**DATA PROVIDED**
========================================

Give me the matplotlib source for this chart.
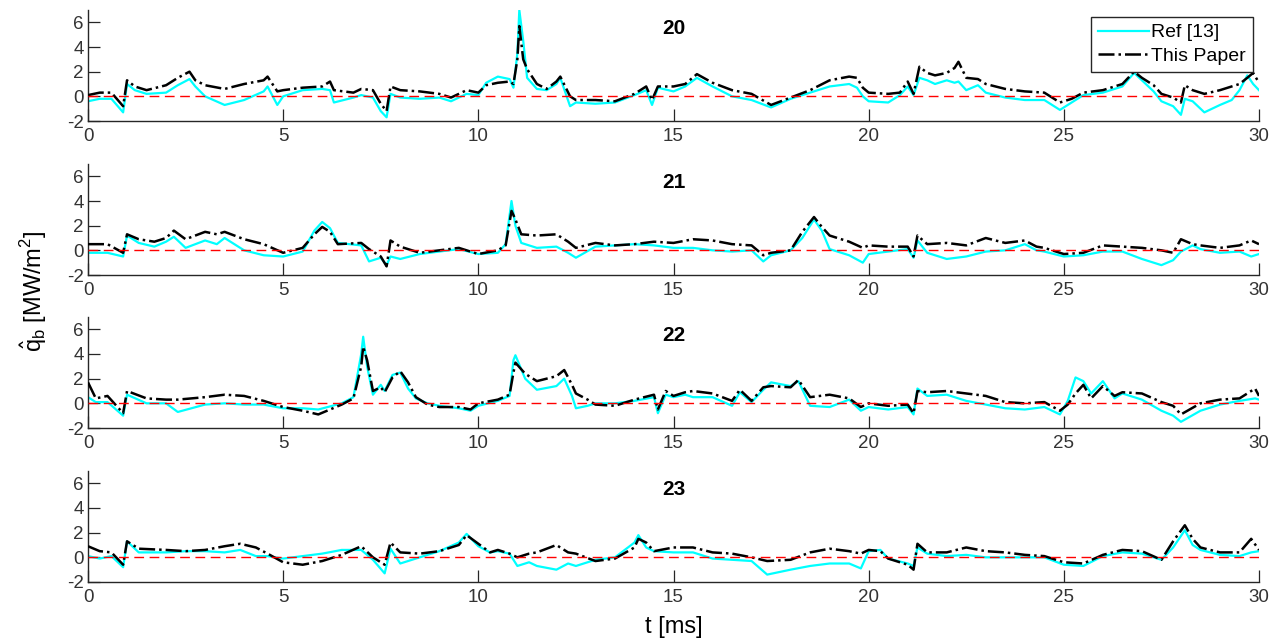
import matplotlib
matplotlib.use("Agg")
import matplotlib.pyplot as plt

plt.rcParams["font.family"] = ["Liberation Sans Narrow", "Liberation Sans", "DejaVu Sans"]
plt.rcParams["axes.unicode_minus"] = False

# ---- data (t in ms, q_b in MW/m^2) ----
t20 = [0, 0.3, 0.6, 0.9, 1.0, 1.2, 1.5, 2.0, 2.3, 2.6,
       2.75, 3.0, 3.5, 4.0, 4.5, 4.6, 4.85, 5.0, 5.5, 6.0,
       6.2, 6.3, 6.8, 7.0, 7.3, 7.5, 7.65, 7.75, 8.0, 8.5,
       9.0, 9.3, 9.7, 10.0, 10.2, 10.5, 10.8, 10.9, 11.0, 11.05,
       11.15, 11.25, 11.5, 11.75, 12.0, 12.1, 12.35, 12.5, 13.0, 13.5,
       14.0, 14.3, 14.45, 14.6, 15.0, 15.3, 15.6, 16.0, 16.5, 17.0,
       17.5, 18.0, 18.5, 19.0, 19.5, 19.7, 19.85, 20.0, 20.5, 20.8,
       21.0, 21.15, 21.3, 21.5, 21.7, 22.0, 22.2, 22.3, 22.5, 22.8,
       23.0, 23.5, 24.0, 24.5, 24.9, 25.2, 25.5, 26.0, 26.5, 26.8,
       27.0, 27.3, 27.5, 27.8, 28.0, 28.1, 28.3, 28.6, 29.0, 29.3,
       29.5, 29.7, 29.85, 30.0]
ref20 = [-0.4, -0.2, -0.2, -1.3, 1.0, 0.5, 0.2, 0.3, 0.9, 1.4,
         0.8, 0.0, -0.7, -0.3, 0.4, 0.8, -0.7, 0.0, 0.5, 0.6,
         0.5, -0.5, -0.1, 0.1, -0.1, -1.2, -1.7, 0.2, -0.1, -0.2,
         -0.1, -0.4, 0.2, 0.1, 1.1, 1.6, 1.4, 0.7, 3.5, 7.0,
         4.5, 1.5, 0.6, 0.5, 1.0, 1.5, -0.8, -0.5, -0.6, -0.5,
         0.1, 0.5, -0.7, 0.7, 0.4, 0.8, 1.5, 0.8, 0.0, -0.3,
         -0.9, -0.2, 0.3, 0.8, 1.0, 0.7, 0.0, -0.4, -0.5, 0.1,
         0.8, 0.1, 1.5, 1.3, 1.0, 1.3, 1.1, 1.2, 0.5, 0.9,
         0.3, -0.1, -0.3, -0.3, -1.1, -0.5, 0.1, 0.3, 0.8, 1.9,
         1.3, 0.4, -0.4, -0.8, -1.5, -0.2, -0.4, -1.3, -0.7, -0.3,
         0.5, 1.7, 1.0, 0.5]
paper20 = [0.1, 0.3, 0.3, -0.8, 1.3, 0.8, 0.5, 0.9, 1.5, 2.0,
           1.3, 0.9, 0.6, 1.0, 1.3, 1.6, 0.4, 0.5, 0.7, 0.8,
           1.2, 0.5, 0.3, 0.6, 0.5, -0.6, -1.2, 0.8, 0.5, 0.4,
           0.2, -0.1, 0.5, 0.3, 0.9, 1.1, 1.2, 1.0, 3.0, 5.7,
           3.0, 2.2, 1.0, 0.6, 1.2, 1.6, 0.0, -0.3, -0.3, -0.4,
           0.2, 0.8, -0.3, 0.8, 0.8, 1.0, 1.8, 1.1, 0.5, 0.2,
           -0.7, -0.1, 0.5, 1.3, 1.6, 1.5, 0.7, 0.3, 0.2, 0.3,
           1.2, 0.2, 2.4, 1.9, 1.7, 1.9, 2.3, 2.8, 1.5, 1.4,
           1.0, 0.6, 0.4, 0.3, -0.5, -0.2, 0.3, 0.5, 1.0, 2.0,
           1.5, 0.9, 0.2, -0.1, -0.5, 0.9, 0.5, 0.2, 0.5, 0.8,
           1.0, 1.5, 1.9, 1.1]

t21 = [0, 0.5, 0.9, 1.0, 1.3, 1.7, 2.0, 2.2, 2.5, 3.0,
       3.3, 3.5, 4.0, 4.5, 5.0, 5.5, 5.8, 6.0, 6.2, 6.4,
       7.0, 7.2, 7.5, 7.65, 7.75, 8.0, 8.5, 9.0, 9.5, 10.0,
       10.5, 10.7, 10.85, 10.95, 11.1, 11.5, 12.0, 12.3, 12.5, 13.0,
       13.5, 14.0, 14.5, 15.0, 15.5, 16.0, 16.5, 17.0, 17.3, 17.5,
       18.0, 18.3, 18.6, 18.8, 19.0, 19.5, 19.85, 20.0, 20.5, 21.0,
       21.15, 21.25, 21.5, 22.0, 22.5, 23.0, 23.5, 24.0, 24.3, 24.5,
       25.0, 25.5, 26.0, 26.5, 27.0, 27.5, 27.8, 28.0, 28.3, 28.5,
       29.0, 29.5, 29.8, 30.0]
ref21 = [-0.2, -0.2, -0.5, 1.2, 0.6, 0.3, 0.7, 1.1, 0.2, 0.8,
         0.5, 1.0, 0.0, -0.4, -0.5, -0.1, 1.6, 2.3, 1.8, 0.6,
         0.4, -0.9, -0.6, -1.2, -0.5, -0.7, -0.3, -0.1, 0.1, -0.3,
         -0.2, 0.5, 4.0, 2.0, 0.6, 0.2, 0.3, -0.2, -0.6, 0.3,
         0.4, 0.5, 0.4, 0.2, 0.2, 0.0, -0.1, 0.0, -0.9, -0.4,
         0.0, 1.0, 2.5, 1.6, 0.1, -0.4, -1.0, -0.3, -0.1, 0.1,
         -0.6, 0.8, -0.2, -0.7, -0.5, -0.1, 0.0, 0.5, 0.0, -0.1,
         -0.5, -0.4, -0.1, -0.1, -0.7, -1.2, -0.8, -0.1, 0.4, 0.1,
         -0.2, -0.1, -0.5, -0.3]
paper21 = [0.5, 0.5, -0.2, 1.3, 0.9, 0.7, 1.0, 1.6, 0.9, 1.5,
           1.3, 1.5, 0.9, 0.5, -0.2, 0.2, 1.3, 1.9, 1.5, 0.5,
           0.6, 0.1, -0.5, -1.3, 0.8, 0.3, -0.2, 0.0, 0.2, -0.3,
           0.0, 0.4, 3.2, 2.5, 1.3, 1.2, 1.3, 0.7, 0.2, 0.6,
           0.4, 0.5, 0.7, 0.6, 0.9, 0.8, 0.5, 0.4, -0.4, -0.2,
           0.0, 1.5, 2.7, 1.9, 1.2, 0.7, 0.2, 0.4, 0.3, 0.3,
           -0.5, 1.2, 0.5, 0.6, 0.4, 1.0, 0.6, 0.8, 0.3, 0.2,
           -0.3, -0.2, 0.4, 0.3, 0.2, 0.0, -0.2, 0.9, 0.5, 0.4,
           0.2, 0.4, 0.8, 0.5]

t22 = [0, 0.2, 0.5, 0.9, 1.0, 1.5, 2.0, 2.3, 3.0, 3.5,
       4.0, 4.5, 5.0, 5.5, 5.9, 6.5, 6.8, 7.0, 7.05, 7.15,
       7.3, 7.5, 7.6, 7.8, 8.0, 8.2, 8.4, 8.7, 9.0, 9.5,
       9.8, 10.0, 10.5, 10.8, 10.9, 10.95, 11.2, 11.5, 12.0, 12.2,
       12.4, 12.5, 12.8, 13.0, 13.5, 14.0, 14.5, 14.6, 14.8, 15.0,
       15.3, 15.5, 16.0, 16.5, 16.7, 17.0, 17.3, 17.5, 18.0, 18.2,
       18.5, 19.0, 19.5, 19.8, 20.0, 20.5, 21.0, 21.15, 21.25, 21.5,
       22.0, 22.5, 23.0, 23.5, 24.0, 24.5, 24.9, 25.1, 25.3, 25.5,
       25.7, 26.0, 26.3, 26.5, 27.0, 27.5, 27.8, 28.0, 28.5, 29.0,
       29.5, 29.9, 30.0]
ref22 = [0.5, 0.1, 0.1, -1.0, 0.7, 0.0, 0.0, -0.7, -0.1, 0.0,
         -0.1, -0.1, -0.4, -0.4, -0.5, 0.0, 0.5, 4.0, 5.4, 3.0,
         0.7, 1.5, 1.0, 2.3, 2.5, 1.2, 0.4, 0.0, -0.2, -0.4,
         -0.6, -0.2, 0.2, 0.6, 3.5, 3.9, 2.0, 1.1, 1.4, 2.0,
         0.6, -0.4, -0.2, 0.0, 0.0, 0.2, 0.5, -0.8, 0.7, 0.5,
         0.7, 0.5, 0.5, -0.2, 0.9, 0.1, 1.1, 1.7, 1.4, 1.8,
         -0.2, -0.3, 0.3, -0.6, -0.3, -0.5, -0.3, -0.9, 1.2, 0.6,
         0.7, 0.2, -0.1, -0.4, -0.5, -0.3, -0.9, 0.2, 2.1, 1.8,
         0.8, 1.8, 0.4, 0.8, 0.3, -0.6, -1.0, -1.5, -0.6, -0.1,
         0.2, 0.4, 0.3]
paper22 = [1.7, 0.4, 0.6, -0.8, 1.0, 0.4, 0.3, 0.3, 0.5, 0.7,
           0.6, 0.2, -0.3, -0.6, -0.9, -0.1, 0.4, 3.0, 4.6, 3.5,
           1.0, 1.3, 0.9, 2.1, 2.6, 1.7, 0.5, -0.1, -0.3, -0.3,
           -0.5, 0.0, 0.3, 0.7, 2.5, 3.3, 2.4, 1.8, 2.2, 2.7,
           1.5, 0.8, 0.3, -0.1, -0.2, 0.3, 0.7, -0.5, 1.0, 0.6,
           0.9, 1.0, 0.8, 0.2, 1.1, 0.2, 1.3, 1.4, 1.3, 1.9,
           0.5, 0.7, 0.4, -0.3, 0.0, -0.2, -0.1, -0.8, 1.0, 0.9,
           1.0, 0.8, 0.6, 0.1, 0.0, 0.1, -0.6, -0.1, 0.8, 1.5,
           0.4, 1.4, 0.6, 0.9, 0.8, 0.1, -0.2, -0.9, 0.0, 0.3,
           0.4, 1.2, 0.6]

t23 = [0, 0.3, 0.6, 0.9, 1.0, 1.3, 2.0, 2.5, 3.0, 3.5,
       3.9, 4.3, 4.6, 5.0, 5.5, 6.0, 6.5, 7.0, 7.3, 7.6,
       7.75, 8.0, 8.5, 9.0, 9.5, 9.7, 10.0, 10.3, 10.5, 10.8,
       11.0, 11.3, 11.5, 12.0, 12.3, 12.5, 13.0, 13.5, 14.0, 14.1,
       14.3, 14.5, 15.0, 15.5, 16.0, 16.5, 17.0, 17.4, 18.0, 18.5,
       19.0, 19.5, 19.8, 20.0, 20.3, 20.5, 21.0, 21.15, 21.25, 21.5,
       22.0, 22.5, 23.0, 23.5, 24.0, 24.5, 25.0, 25.5, 26.0, 26.5,
       27.0, 27.5, 27.8, 28.1, 28.3, 28.5, 29.0, 29.5, 29.8, 30.0]
ref23 = [0.1, -0.1, 0.1, -0.8, 1.3, 0.4, 0.4, 0.5, 0.5, 0.4,
         0.6, 0.1, 0.1, -0.1, 0.1, 0.3, 0.6, 0.6, -0.2, -1.3,
         0.7, -0.5, 0.0, 0.5, 1.2, 1.9, 0.9, 0.4, 0.5, 0.3,
         -0.7, -0.4, -0.7, -1.0, -0.5, -0.7, -0.2, 0.0, 1.2, 1.8,
         0.8, 0.5, 0.4, 0.4, -0.1, -0.2, -0.3, -1.4, -1.0, -0.7,
         -0.5, -0.5, -0.9, 0.5, 0.6, -0.1, -0.5, -0.7, 0.8, 0.3,
         0.1, 0.2, 0.0, 0.0, 0.0, 0.0, -0.6, -0.7, 0.1, 0.4,
         0.3, -0.2, 0.8, 2.2, 1.0, 0.6, 0.2, 0.1, 0.4, 0.5]
paper23 = [0.9, 0.5, 0.4, -0.6, 1.3, 0.7, 0.6, 0.5, 0.6, 0.9,
           1.1, 0.8, 0.3, -0.4, -0.6, -0.3, 0.2, 0.9, 0.0, -0.6,
           1.2, 0.4, 0.3, 0.5, 1.0, 1.8, 1.1, 0.4, 0.6, 0.3,
           0.0, 0.3, 0.4, 1.0, 0.4, 0.3, -0.3, -0.1, 0.8, 1.5,
           1.2, 0.5, 0.8, 0.8, 0.4, 0.3, 0.0, -0.3, -0.2, 0.4,
           0.7, 0.5, 0.3, 0.6, 0.5, -0.1, -0.6, -1.0, 1.1, 0.4,
           0.4, 0.8, 0.5, 0.4, 0.2, 0.1, -0.4, -0.5, 0.2, 0.6,
           0.5, -0.2, 1.3, 2.6, 1.5, 0.8, 0.4, 0.4, 1.5, 0.6]

panels = [
    ("20", t20, ref20, paper20),
    ("21", t21, ref21, paper21),
    ("22", t22, ref22, paper22),
    ("23", t23, ref23, paper23),
]

# ---- layout (pixels -> figure fractions) ----
W, H = 1281, 641
fig = plt.figure(figsize=(W / 100, H / 100), dpi=100)
left = 88 / W
width = (1259 - 88) / W
height = 111 / H
bottoms_px = [121, 275, 428, 582]
axis_col = "#262626"

for (name, t, ref, paper), bpx in zip(panels, bottoms_px):
    ax = fig.add_axes([left, 1 - bpx / H, width, height])
    ax.plot(t, ref, color="#00FFFF", lw=1.6, label="Ref [13]", zorder=2)
    ax.plot(t, paper, color="black", lw=1.8, ls="-.", label="This Paper", zorder=3)
    ax.axhline(0, color="red", lw=1.0, ls=(0, (7, 4)), zorder=4)
    ax.set_xlim(0, 30)
    ax.set_ylim(-2, 7)
    ax.set_xticks([0, 5, 10, 15, 20, 25, 30])
    ax.set_yticks([-2, 0, 2, 4, 6])
    ax.spines["top"].set_visible(False)
    ax.spines["right"].set_visible(False)
    for s in ("left", "bottom"):
        ax.spines[s].set_color(axis_col)
        ax.spines[s].set_linewidth(1.0)
    ax.tick_params(direction="in", length=8.4, width=0.9, colors=axis_col,
                   labelsize=13.5, labelcolor="#333333")
    ax.tick_params(axis="x", pad=5)
    ax.tick_params(axis="y", pad=3)
    ax.text(0.5, 0.83, name, transform=ax.transAxes, ha="center", va="center",
            fontsize=15, fontweight="bold", family=["Liberation Sans", "DejaVu Sans"])
    if name == "20":
        leg = ax.legend(loc="upper right", bbox_to_anchor=(1253 / W, 1 - 17 / H),
                        bbox_transform=fig.transFigure, borderaxespad=0,
                        fontsize=14, frameon=True, fancybox=False, framealpha=1,
                        edgecolor=axis_col, handlelength=2.6, handletextpad=0.15,
                        borderpad=0.35, labelspacing=0.3)
        leg.get_frame().set_linewidth(1.0)

fig.text(0.526, 0.022, "t [ms]", ha="center", va="center", fontsize=17)
fig.text(0.026, 0.545, r"$\hat{\mathregular{q}}_\mathregular{b}$ [MW/m$^\mathregular{2}$]",
         ha="center", va="center", rotation=90, fontsize=17)

fig.savefig("out.png", dpi=100)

========================================

Collect the lines that hold "matplotlib".

**RESULT FOR THIS TASK**
Give me the matplotlib source for this chart.
import matplotlib
matplotlib.use("Agg")
import matplotlib.pyplot as plt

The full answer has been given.